The five are Standard Bank, GroBank (formerly the SA Bank of Athens), the Bank of China’s Johannesburg branch, Ubank and HBZ Bank.
The banks, apart from HBZ, received fines totaling R37.5m, however, some of the amounts were suspended.
The Bank found weaknesses in each of the banks’ money-laundering controls after routine inspections conducted during 2018 in terms of the Financial Intelligence Centre Act (Fica).
The Bank said the sanctions were imposed because of weaknesses in the banks’ compliance with the provisions of the act, and “not because the said banks were found to have facilitated transactions involving money laundering or the financing of terrorism”.
Standard Bank was fined R30m for failure to comply with suspicious and unusual transaction reporting requirements, but R7.5m of the penalty was suspended for a period of three years, subject to Standard Bank adhering to certain conditions imposed by the central bank.

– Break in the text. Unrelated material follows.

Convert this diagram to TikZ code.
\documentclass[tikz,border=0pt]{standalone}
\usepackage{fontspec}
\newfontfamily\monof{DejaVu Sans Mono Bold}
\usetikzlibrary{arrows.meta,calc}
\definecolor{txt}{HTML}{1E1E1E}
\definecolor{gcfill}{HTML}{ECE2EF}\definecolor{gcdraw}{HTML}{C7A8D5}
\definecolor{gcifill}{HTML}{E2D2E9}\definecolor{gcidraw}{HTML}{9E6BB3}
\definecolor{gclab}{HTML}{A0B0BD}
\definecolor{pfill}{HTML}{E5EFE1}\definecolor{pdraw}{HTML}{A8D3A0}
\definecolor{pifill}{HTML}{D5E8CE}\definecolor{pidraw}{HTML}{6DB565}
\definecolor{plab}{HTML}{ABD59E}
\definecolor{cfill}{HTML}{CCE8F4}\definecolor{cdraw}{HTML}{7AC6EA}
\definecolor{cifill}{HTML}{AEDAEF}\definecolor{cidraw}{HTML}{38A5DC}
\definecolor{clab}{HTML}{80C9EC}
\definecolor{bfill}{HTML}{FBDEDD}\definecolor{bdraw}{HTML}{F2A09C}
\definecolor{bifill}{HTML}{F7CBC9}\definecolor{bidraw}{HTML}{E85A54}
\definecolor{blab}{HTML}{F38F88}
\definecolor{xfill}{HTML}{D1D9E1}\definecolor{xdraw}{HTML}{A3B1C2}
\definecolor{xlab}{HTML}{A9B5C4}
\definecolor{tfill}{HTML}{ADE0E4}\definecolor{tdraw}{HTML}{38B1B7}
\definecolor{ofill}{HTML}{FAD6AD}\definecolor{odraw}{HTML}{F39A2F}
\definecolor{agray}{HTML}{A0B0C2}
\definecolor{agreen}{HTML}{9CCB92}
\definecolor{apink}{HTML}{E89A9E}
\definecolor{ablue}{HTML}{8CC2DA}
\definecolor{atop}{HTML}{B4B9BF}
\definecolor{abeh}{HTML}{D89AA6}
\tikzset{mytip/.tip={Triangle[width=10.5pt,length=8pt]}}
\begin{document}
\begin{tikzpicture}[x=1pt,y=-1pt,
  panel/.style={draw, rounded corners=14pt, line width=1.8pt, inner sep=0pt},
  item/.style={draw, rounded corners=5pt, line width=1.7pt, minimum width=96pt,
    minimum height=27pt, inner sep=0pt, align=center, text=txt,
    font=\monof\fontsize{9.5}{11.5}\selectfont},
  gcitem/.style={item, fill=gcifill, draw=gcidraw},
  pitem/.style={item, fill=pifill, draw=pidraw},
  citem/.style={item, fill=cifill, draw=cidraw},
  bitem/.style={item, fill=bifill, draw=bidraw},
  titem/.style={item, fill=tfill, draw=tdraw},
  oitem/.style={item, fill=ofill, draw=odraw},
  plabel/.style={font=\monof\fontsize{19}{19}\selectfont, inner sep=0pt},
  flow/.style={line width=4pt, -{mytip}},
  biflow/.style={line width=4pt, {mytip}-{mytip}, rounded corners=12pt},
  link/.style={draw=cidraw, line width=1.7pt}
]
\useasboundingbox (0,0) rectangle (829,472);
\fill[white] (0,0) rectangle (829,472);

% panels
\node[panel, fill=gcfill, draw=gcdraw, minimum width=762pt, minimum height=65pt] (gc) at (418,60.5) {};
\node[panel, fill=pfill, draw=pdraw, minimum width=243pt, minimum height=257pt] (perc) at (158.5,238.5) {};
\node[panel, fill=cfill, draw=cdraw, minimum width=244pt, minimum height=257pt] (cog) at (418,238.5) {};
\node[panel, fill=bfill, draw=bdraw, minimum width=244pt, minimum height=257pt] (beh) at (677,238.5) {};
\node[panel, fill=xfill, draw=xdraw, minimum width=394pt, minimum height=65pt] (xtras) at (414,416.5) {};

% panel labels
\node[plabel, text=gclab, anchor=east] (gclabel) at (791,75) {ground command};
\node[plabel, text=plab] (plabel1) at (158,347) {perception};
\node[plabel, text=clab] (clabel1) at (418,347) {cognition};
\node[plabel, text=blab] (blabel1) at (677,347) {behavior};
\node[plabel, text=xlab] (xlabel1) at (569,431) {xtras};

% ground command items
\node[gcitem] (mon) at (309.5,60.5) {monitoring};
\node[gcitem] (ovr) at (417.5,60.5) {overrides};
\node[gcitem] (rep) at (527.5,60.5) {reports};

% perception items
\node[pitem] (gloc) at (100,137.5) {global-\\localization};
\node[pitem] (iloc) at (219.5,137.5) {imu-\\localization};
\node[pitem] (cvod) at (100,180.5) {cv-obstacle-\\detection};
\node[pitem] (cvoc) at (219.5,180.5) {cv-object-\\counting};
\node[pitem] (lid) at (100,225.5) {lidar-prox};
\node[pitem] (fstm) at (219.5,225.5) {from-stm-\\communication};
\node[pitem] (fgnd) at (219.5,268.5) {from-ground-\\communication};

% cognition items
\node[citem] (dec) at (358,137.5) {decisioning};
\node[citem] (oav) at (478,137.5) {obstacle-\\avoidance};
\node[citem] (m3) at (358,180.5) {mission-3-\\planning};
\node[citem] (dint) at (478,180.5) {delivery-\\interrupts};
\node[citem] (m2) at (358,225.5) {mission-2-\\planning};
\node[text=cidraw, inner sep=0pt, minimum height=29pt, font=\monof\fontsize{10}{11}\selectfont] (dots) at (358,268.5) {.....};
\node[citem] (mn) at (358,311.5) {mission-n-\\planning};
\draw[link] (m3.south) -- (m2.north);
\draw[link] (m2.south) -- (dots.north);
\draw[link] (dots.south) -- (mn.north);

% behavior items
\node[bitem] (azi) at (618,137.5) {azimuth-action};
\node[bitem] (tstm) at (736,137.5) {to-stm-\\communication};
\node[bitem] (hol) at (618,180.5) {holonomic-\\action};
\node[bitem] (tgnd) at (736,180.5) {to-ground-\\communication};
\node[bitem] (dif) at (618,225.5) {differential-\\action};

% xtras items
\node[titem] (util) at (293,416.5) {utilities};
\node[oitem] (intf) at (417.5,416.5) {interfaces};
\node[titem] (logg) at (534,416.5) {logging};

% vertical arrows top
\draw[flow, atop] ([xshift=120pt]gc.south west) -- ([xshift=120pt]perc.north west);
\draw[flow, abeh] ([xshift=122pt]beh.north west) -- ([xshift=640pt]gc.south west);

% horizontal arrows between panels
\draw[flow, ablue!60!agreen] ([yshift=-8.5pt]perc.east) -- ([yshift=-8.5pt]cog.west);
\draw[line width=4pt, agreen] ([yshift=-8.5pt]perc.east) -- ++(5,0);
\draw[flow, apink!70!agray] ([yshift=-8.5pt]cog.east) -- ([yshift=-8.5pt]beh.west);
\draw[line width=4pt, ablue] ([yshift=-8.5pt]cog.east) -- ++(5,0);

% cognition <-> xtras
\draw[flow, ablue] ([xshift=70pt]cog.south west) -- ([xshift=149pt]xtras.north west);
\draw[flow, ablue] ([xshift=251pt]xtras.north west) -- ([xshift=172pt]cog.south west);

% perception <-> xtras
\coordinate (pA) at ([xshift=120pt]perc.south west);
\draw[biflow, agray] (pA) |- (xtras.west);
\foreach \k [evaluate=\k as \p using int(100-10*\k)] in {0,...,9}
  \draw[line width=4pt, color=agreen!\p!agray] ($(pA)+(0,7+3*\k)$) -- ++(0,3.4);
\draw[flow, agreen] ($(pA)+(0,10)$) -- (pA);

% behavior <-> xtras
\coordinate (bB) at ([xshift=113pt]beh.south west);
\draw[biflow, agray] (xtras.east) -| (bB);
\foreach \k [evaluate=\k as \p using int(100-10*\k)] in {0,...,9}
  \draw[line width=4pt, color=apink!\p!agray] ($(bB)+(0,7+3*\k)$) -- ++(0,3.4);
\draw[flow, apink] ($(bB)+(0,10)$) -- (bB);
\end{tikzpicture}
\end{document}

GroBank was fined R5m for failing to comply with cash-threshold reporting requirements. Under the act, banks must report cash transactions of more than R25,000. It was also fined for failing to meet requirements for reporting suspicious and unusual transactions and failing to meet training requirements.
The Bank of China was fined R2m for failing to meet cash-threshold reporting requirements. The full amounts of both these banks’ fines were, however, suspended subject to them meeting conditions imposed by the Bank.
Ubank was fined R500,000 for failing to comply with cash-threshold reporting requirements and given a directive to take remedial action.
HBZ was cautioned not to repeat the conduct that led to its failure to comply with suspicious and unusual transaction reporting requirements.
The Reserve Bank said, “The five banks are co-operating with the Reserve Bank and have agreed to the necessary measures to address the identified compliance deficiencies and control weaknesses.”